A DUNCE’S GUIDE TO CONFEDERATE AND ART CRITICISM

by Richard Worth

Often my articles here in the Arts section follow a similar pattern; I observe what I think is a poor defence or poor criticism of a subject, give my contrary reasoning and cast some shade, then tried to conclude with what I think is a better approach to art in general. The overall meta-thesis tends to be “artists and audiences need to be smarter and less sensitive”.

Whilst I do have fun writing such pieces, I feel that my critical pattern is par for the course for liberalism in general. There is an overwhelming feeling of being against something rather than for something. Politically I can reason myself around this. If I’m against inequality in the workplace, I’m de facto for equality. With the arts though it can make me feel like a grumpy old curmudgeon who hates everything and writes from a place of negativity and harsh criticism; To remedy that I wanted to write about something that I was excited about. I failed.

Not only is it a great crime drama with a nunchuck-wielding lead named Dashiell Bad Horse, but the show will have an almost entirely Native American cast and give a voice and representation to the issue of a people marginalised and mistreated in their own land.

What I wanted to write about is the upcoming television adaptation of Jason Aaron and R.M. Guéra comics series Scalped. I love Scalped. It’s a gritty western-crime-noir about an undercover F.B.I. agent on Prairie Rose Indian Reservation. It’s brutal, tense and amazing. Its depiction of life on the “rez” and the struggles of Native Americans feel raw and honest and uncomfortable. I’m not the type of guy who gets super excited for either comic book adaptations or TV series, but this is different. Not only is it a great crime drama with a nunchuck-wielding lead named Dashiell Bad Horse, but the show will have an almost entirely Native American cast and give a voice and representation to the issue of a people marginalised and mistreated in their own land.

The flipside to this is that because of its realism, the dramatis personae of Prairie Rose are not the likeable or even the good people. The poverty inherent in the community leads to widespread alcohol and drug dependency, prostitution, and rampant crime, violence and racism. I predict the op-ed pieces will praise its avoidance of the “savage noble” trope but wring hands over a negative depiction of Native Americans in arguably the first Native American led show. The reason I think this is Confederate.

This is HBO’s upcoming show from the Game of Thrones showrunners, which focuses on an alternative history where the South won the American Civil War. It’s faced a lot of backlash. Some of it, quite correctly, aimed at the utterly lazy premise, but there’s a wider concern too. Ta-Nehisi Coates has written very elegantly about the problem that the world Confederate asserts is frighteningly close to the one we already inhabit. He argues against the stance I imagine the bulk of people have taken in just waiting to see it when it’s out, on the grounds that the concept is so flawed and tarnished by history that no amount of talent can save the show.

If Confederate, a show about which we only know the premise, faces this much backlash, how will other shows fare?
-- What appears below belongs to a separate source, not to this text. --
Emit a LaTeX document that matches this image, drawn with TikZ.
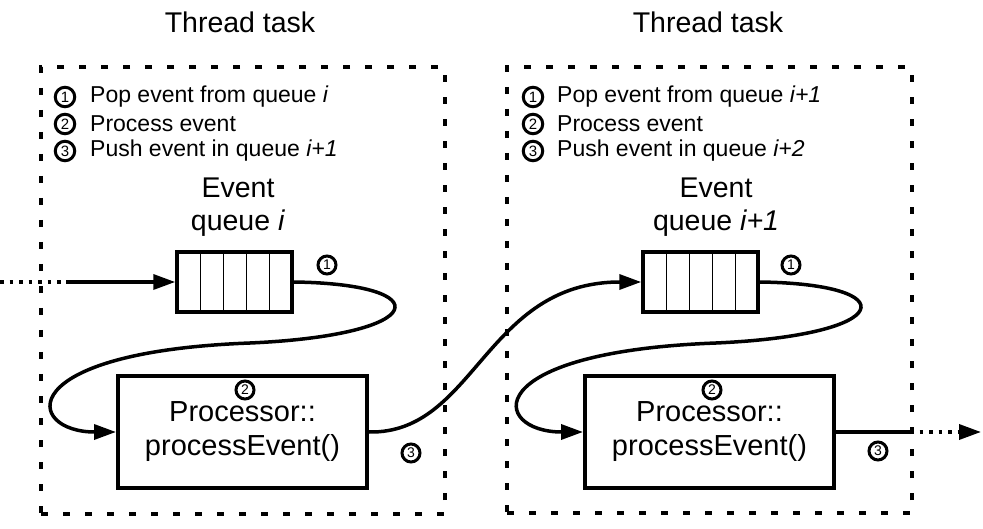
\documentclass[tikz,border=0pt]{standalone}
\usepackage{fontspec}
\setmainfont{Liberation Sans}
\usetikzlibrary{arrows.meta,positioning,calc}
\tikzset{
  flowarr/.style={-{Triangle[length=22pt,width=15pt]}, line width=3.5pt},
  dotline/.style={line width=3.5pt, dash pattern=on 3.5pt off 6pt},
  taskframe/.style={draw, line width=3.2pt, dash pattern=on 7pt off 15pt},
  numdot/.style={circle, draw, line width=3pt, inner sep=0pt, minimum size=18pt, font=\fontsize{14}{14}\selectfont},
}

\begin{document}
\begin{tikzpicture}[
  x=1pt, y=-1pt,
  tasktitle/.style={font=\fontsize{28.5}{33}\selectfont},
  legdot/.style={numdot, minimum size=19.5pt, font=\fontsize{15}{15}\selectfont},
  legtext/.style={font=\fontsize{23}{27}\selectfont, inner sep=1pt, anchor=west},
  qlabel/.style={font=\fontsize{28.5}{33}\selectfont, align=center},
  queuebox/.style={draw, line width=3.5pt, minimum width=115pt, minimum height=60pt,
    path picture={\foreach \k in {1,...,4}
      \draw[line width=1pt] ([xshift=\k*23pt]path picture bounding box.south west) -- ([xshift=\k*23pt]path picture bounding box.north west);}},
  procbox/.style={draw, line width=4pt, minimum width=249pt, minimum height=111pt, align=center,
    font=\fontsize{29}{34}\selectfont},
]
  \useasboundingbox (0,0) rectangle (983,529);

  \node[tasktitle] (ttl1) at (240,22) {Thread task};
  \node[tasktitle] (ttl2) at (708,22) {Thread task};
  \node[taskframe, minimum width=404pt, minimum height=447pt] (task1) at (243,290.5) {};
  \node[taskframe, minimum width=405pt, minimum height=446pt] (task2) at (709.5,290) {};

  \node[legdot] (la1) at (65,97) {1};
  \node[legdot] (la2) at (65,124) {2};
  \node[legdot] (la3) at (65,151) {3};
  \node[legtext] (lt1) at (89,97) {Pop event from queue \textit{i}};
  \node[legtext] (lt2) at (89,124) {Process event};
  \node[legtext] (lt3) at (89,151) {Push event in queue \textit{i+1}};
  \node[legdot] (lb1) at (533,97) {1};
  \node[legdot] (lb2) at (533,124) {2};
  \node[legdot] (lb3) at (533,151) {3};
  \node[legtext] (mt1) at (556,97) {Pop event from queue \textit{i+1}};
  \node[legtext] (mt2) at (556,124) {Process event};
  \node[legtext] (mt3) at (556,151) {Push event in queue \textit{i+2}};

  \node[qlabel] (ql1) at (238,207.5) {Event\\queue \textit{i}};
  \node[qlabel] (ql2) at (716,207.5) {Event\\queue \textit{i+1}};
  \node[queuebox] (qL) at (234.5,282) {};
  \node[queuebox] (qR) at (700.5,282) {};
  \node[procbox] (procL) at (242.5,432) {Processor::\\processEvent()};
  \node[procbox] (procR) at (709.5,432) {Processor::\\processEvent()};

  \node[numdot] (s1L) at (327,265) {1};
  \node[numdot] (s2L) at (245,390) {2};
  \node[numdot] (s3L) at (411,453) {3};
  \node[numdot] (s1R) at (791,265) {1};
  \node[numdot] (s2R) at (712,390) {2};
  \node[numdot] (s3R) at (878,451) {3};

  \coordinate (inA) at (0,282);
  \coordinate (inB) at (66,282);
  \coordinate (outA) at (910,432);
  \coordinate (outB) at (981,432);

  \draw[dotline] (inA) -- (inB);
  \draw[flowarr] (inB) -- (qL.west);
  \draw[flowarr] (qL.east) .. controls (440,284) and (430,335) .. (250,343)
    .. controls (10,352) and (25,432) .. (procL.west);
  \draw[flowarr] (procL.east) .. controls (475,434) and (485,282) .. (qR.west);
  \draw[flowarr] (qR.east) .. controls (906,284) and (896,335) .. (716,343)
    .. controls (476,352) and (491,432) .. (procR.west);
  \draw[line width=3.5pt] (procR.east) -- (outA);
  \draw[dotline, -{Triangle[length=22pt,width=15pt]}] (outA) -- (outB);
\end{tikzpicture}
\end{document}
I know it’s ridiculous to take a reaction to one show that hasn’t even aired and apply it to another. But it did make me think about the liberal reaction to arts. If Confederate, a show about which we only know the premise, faces this much backlash, how will other shows fare? Does fiction undermine or highlight our realities? Do our sensitivities as separate audiences hinder our stories reaching unfamiliar audiences?

To some extent, The Handmaid’s Tale takes the same flavour of “what if?” storytelling as Confederate proposes. Women still face inequality, and religious bigotry controls and dictates their societal role. Once again I know it’s not entirely fair to equate the two, but I can’t help but feel that The Handmaid’s Tale shares the same problems at conception as Confederate but is given a pass because its content has already existed in a less ubiquitous art form. Maybe that means Scalped stands a chance? Does the medium make a difference to the message? Does it mean television can’t take a chance on potentially difficult shows that aren’t adaptations? Is conception more important than execution?

It’s hard for me to answer these questions. Each one has the potential to be a full article. Each one could be a complicated criticism, taking various angles and approaches to storytelling, storytellers and audiences. Explorations of history, politics, philosophy and sociology could be undertaken and appropriated. I could invert by critical thinking and redesign my articles, but I think the same patterns always emerge. In art, all this debate, dialectic and discussion is weighted always against one reductive and brilliant question; “Is it good art?”

I didn’t really get to rave about something I enjoyed for an entire article, and still have the sensation of being a grumpy old curmudgeon but there is a positive outcome to this. Whichever side of the Confederate debate you fall on, you should still ask “is it good art?” because art criticism forces us to say, “Yes because…” or, “No because…”. Both answers help to refine and improve art, both at conception and execution.